» **INFORMATION SHOWN**:
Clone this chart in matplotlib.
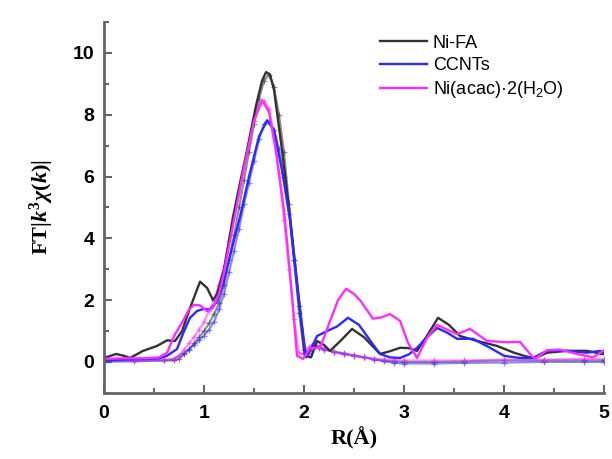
import matplotlib
matplotlib.use("Agg")
import matplotlib.pyplot as plt
from matplotlib.ticker import MultipleLocator

# experimental curves (R in Angstrom, FT magnitude)
r_nifa = [0, 0.03, 0.12, 0.2, 0.26, 0.39, 0.53, 0.63, 0.71, 0.78, 0.86, 0.96, 1.03, 1.09, 1.13,
          1.2, 1.29, 1.36, 1.43, 1.52, 1.58, 1.62, 1.66, 1.7, 1.78, 1.86, 1.95, 2.01, 2.07,
          2.13, 2.2, 2.26, 2.37, 2.48, 2.6, 2.76, 2.86, 2.96, 3.05, 3.13, 3.24, 3.34, 3.45,
          3.56, 3.73, 3.93, 4.1, 4.2, 4.29, 4.36, 4.43, 4.63, 4.83, 5.0]
y_nifa = [0.18, 0.16, 0.26, 0.2, 0.13, 0.36, 0.52, 0.7, 0.68, 1.0, 1.75, 2.6, 2.4, 2.0, 2.2,
          3.0, 4.7, 5.8, 6.85, 8.3, 9.1, 9.38, 9.3, 8.8, 6.85, 4.7, 2.0, 0.2, 0.15,
          0.68, 0.55, 0.36, 0.7, 1.07, 0.8, 0.26, 0.35, 0.46, 0.45, 0.36, 0.9, 1.43, 1.2,
          0.84, 0.68, 0.52, 0.3, 0.2, 0.13, 0.2, 0.3, 0.36, 0.36, 0.25]

r_ccnt = [0, 0.2, 0.4, 0.55, 0.63, 0.73, 0.8, 0.86, 0.93, 1.0, 1.06, 1.13, 1.19, 1.28, 1.36,
          1.45, 1.55, 1.63, 1.7, 1.78, 1.86, 1.94, 2.02, 2.08, 2.13, 2.23, 2.33, 2.44, 2.55,
          2.66, 2.76, 2.86, 2.96, 3.05, 3.13, 3.23, 3.33, 3.43, 3.53, 3.69, 3.86, 4.0, 4.16,
          4.29, 4.36, 4.43, 4.63, 4.83, 4.96, 5.0]
y_ccnt = [0.05, 0.08, 0.1, 0.12, 0.2, 0.42, 1.0, 1.43, 1.65, 1.72, 1.7, 1.95, 2.5, 3.7, 4.7,
          6.0, 7.3, 7.82, 7.5, 6.2, 4.6, 2.2, 0.15, 0.5, 0.84, 1.0, 1.15, 1.43, 1.2,
          0.7, 0.26, 0.15, 0.13, 0.25, 0.46, 0.8, 1.1, 0.95, 0.75, 0.75, 0.46, 0.2, 0.13,
          0.13, 0.25, 0.36, 0.36, 0.3, 0.36, 0.3]

r_acac = [0, 0.2, 0.4, 0.55, 0.63, 0.71, 0.78, 0.85, 0.9, 0.96, 1.03, 1.09, 1.15, 1.2, 1.3,
          1.4, 1.5, 1.58, 1.65, 1.72, 1.8, 1.87, 1.93, 1.99, 2.06, 2.16, 2.26, 2.34, 2.42,
          2.5, 2.56, 2.69, 2.78, 2.86, 2.96, 3.04, 3.13, 3.23, 3.33, 3.43, 3.53, 3.66, 3.83,
          4.03, 4.16, 4.26, 4.31, 4.43, 4.56, 4.73, 4.89, 5.0]
y_acac = [0.1, 0.12, 0.12, 0.15, 0.3, 0.9, 1.27, 1.7, 1.85, 1.83, 1.65, 1.75, 2.2, 2.9, 4.6,
          6.3, 7.8, 8.47, 8.1, 6.8, 4.9, 2.5, 0.2, 0.1, 0.45, 0.45, 1.33, 2.0, 2.37,
          2.2, 2.0, 1.4, 1.45, 1.55, 1.33, 0.62, 0.13, 0.78, 1.2, 1.05, 0.9, 1.07, 0.68,
          0.64, 0.65, 0.26, 0.1, 0.38, 0.4, 0.26, 0.15, 0.38]

# fitted curves
r_fit = [0, 0.3, 0.6, 0.7, 0.75, 0.8, 0.85, 0.9, 0.95, 1.0, 1.05, 1.1, 1.15, 1.2, 1.25,
         1.3, 1.35, 1.4, 1.45, 1.5, 1.55, 1.6, 1.65, 1.7, 1.75, 1.8, 1.85, 1.9, 1.95,
         2.0, 2.05, 2.1, 2.15, 2.2, 2.3, 2.4, 2.5, 2.6, 2.7, 2.8, 2.9, 3.0, 3.3, 3.6,
         4.0, 4.4, 4.8, 5.0]
fit_nifa = [0.05, 0.05, 0.05, 0.05, 0.1, 0.25, 0.4, 0.6, 0.8, 1.0, 1.25, 1.55, 1.9, 2.5, 3.3,
            4.1, 5.0, 5.9, 6.8, 7.7, 8.5, 9.1, 9.3, 8.9, 8.0, 6.8, 5.1, 3.3, 1.6,
            0.3, 0.35, 0.55, 0.5, 0.42, 0.33, 0.25, 0.2, 0.15, 0.1, 0.05, 0.02, 0.0, 0.0, 0.02,
            0.05, 0.05, 0.05, 0.05]
fit_ccnt = [0.0, 0.02, 0.05, 0.1, 0.2, 0.3, 0.42, 0.55, 0.7, 0.85, 1.05, 1.3, 1.7, 2.2, 2.9,
            3.6, 4.3, 5.1, 5.8, 6.5, 7.2, 7.7, 7.8, 7.5, 6.9, 6.0, 4.8, 3.3, 1.8,
            0.4, 0.3, 0.5, 0.45, 0.4, 0.33, 0.28, 0.22, 0.15, 0.08, 0.02, -0.03, -0.05, -0.05, -0.03,
            -0.02, 0.0, 0.0, 0.0]
fit_acac = [0.05, 0.05, 0.08, 0.1, 0.2, 0.4, 0.6, 0.8, 1.05, 1.3, 1.65, 2.0, 2.5, 3.1, 3.9,
            4.7, 5.5, 6.3, 7.1, 7.8, 8.3, 8.45, 8.2, 7.3, 6.1, 4.6, 3.0, 1.4, 0.3,
            0.25, 0.5, 0.6, 0.5, 0.42, 0.33, 0.25, 0.2, 0.15, 0.1, 0.08, 0.06, 0.05, 0.05, 0.05,
            0.08, 0.08, 0.1, 0.1]

labels = ["Ni-FA", "CCNTs", r"Ni(acac)·2(H$\mathsf{_2}$O)"]
colors = ["#333333", "#2a2aff", "#ff2bff"]

plt.rcParams["font.family"] = ["Liberation Sans", "DejaVu Sans"]
plt.rcParams["mathtext.fontset"] = "custom"
plt.rcParams["mathtext.rm"] = "Liberation Serif:bold"
plt.rcParams["mathtext.it"] = "Liberation Serif:bold:italic"
plt.rcParams["mathtext.bf"] = "Liberation Serif:bold"
plt.rcParams["mathtext.sf"] = "Liberation Sans"

fig = plt.figure(figsize=(6.12, 4.59), dpi=100)
ax = fig.add_axes([0.170, 0.144, 0.817, 0.808])

fits = [(r_fit, fit_nifa), (r_fit, fit_ccnt), (r_fit, fit_acac)]
exps = [(r_nifa, y_nifa), (r_ccnt, y_ccnt), (r_acac, y_acac)]

for (rf, yf), c in zip(fits, colors):
    ax.plot(rf, yf, color=c, lw=1.5, alpha=0.55, marker="+", ms=4, mew=0.9)

for (re, ye), c, lab in zip(exps, colors, labels):
    ax.plot(re, ye, color=c, lw=1.7, label=lab)

ax.set_xlim(0, 5)
ax.set_ylim(-1, 11)
ax.xaxis.set_major_locator(MultipleLocator(1))
ax.xaxis.set_minor_locator(MultipleLocator(0.5))
ax.yaxis.set_major_locator(MultipleLocator(2))
ax.yaxis.set_minor_locator(MultipleLocator(1))

for side in ["top", "right"]:
    ax.spines[side].set_visible(False)
for side in ["left", "bottom"]:
    ax.spines[side].set_color("#666666")
    ax.spines[side].set_linewidth(2)

ax.tick_params(which="both", direction="in", color="#666666", width=1.5)
ax.tick_params(which="major", length=6, labelsize=14)
ax.tick_params(axis="x", which="major", pad=9)
ax.tick_params(axis="y", which="major", pad=7)
ax.tick_params(which="minor", length=3.5)
for t in ax.get_xticklabels() + ax.get_yticklabels():
    t.set_fontweight("bold")

ax.set_xlabel("R(Å)", fontsize=16, fontweight="bold", family="Liberation Serif", labelpad=3)
ax.set_ylabel(r"FT|$k^3\chi(k)$|", fontsize=16, fontweight="bold",
              family="Liberation Serif", labelpad=12)

ax.legend(loc="upper left", bbox_to_anchor=(0.52, 1.01), frameon=False, fontsize=13,
          handlelength=2.6, handletextpad=0.3, labelspacing=0.3)

fig.savefig("out.png", dpi=100)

» **PROBLEM TO WORK ON**: Exactly reproduce the run of lines from the start of the listing through the line with "from matplotlib.ticker import MultipleLocator", inclusive; pictures are not copied.

» **FINISHED ANSWER**:
Clone this chart in matplotlib.
import matplotlib
matplotlib.use("Agg")
import matplotlib.pyplot as plt
from matplotlib.ticker import MultipleLocator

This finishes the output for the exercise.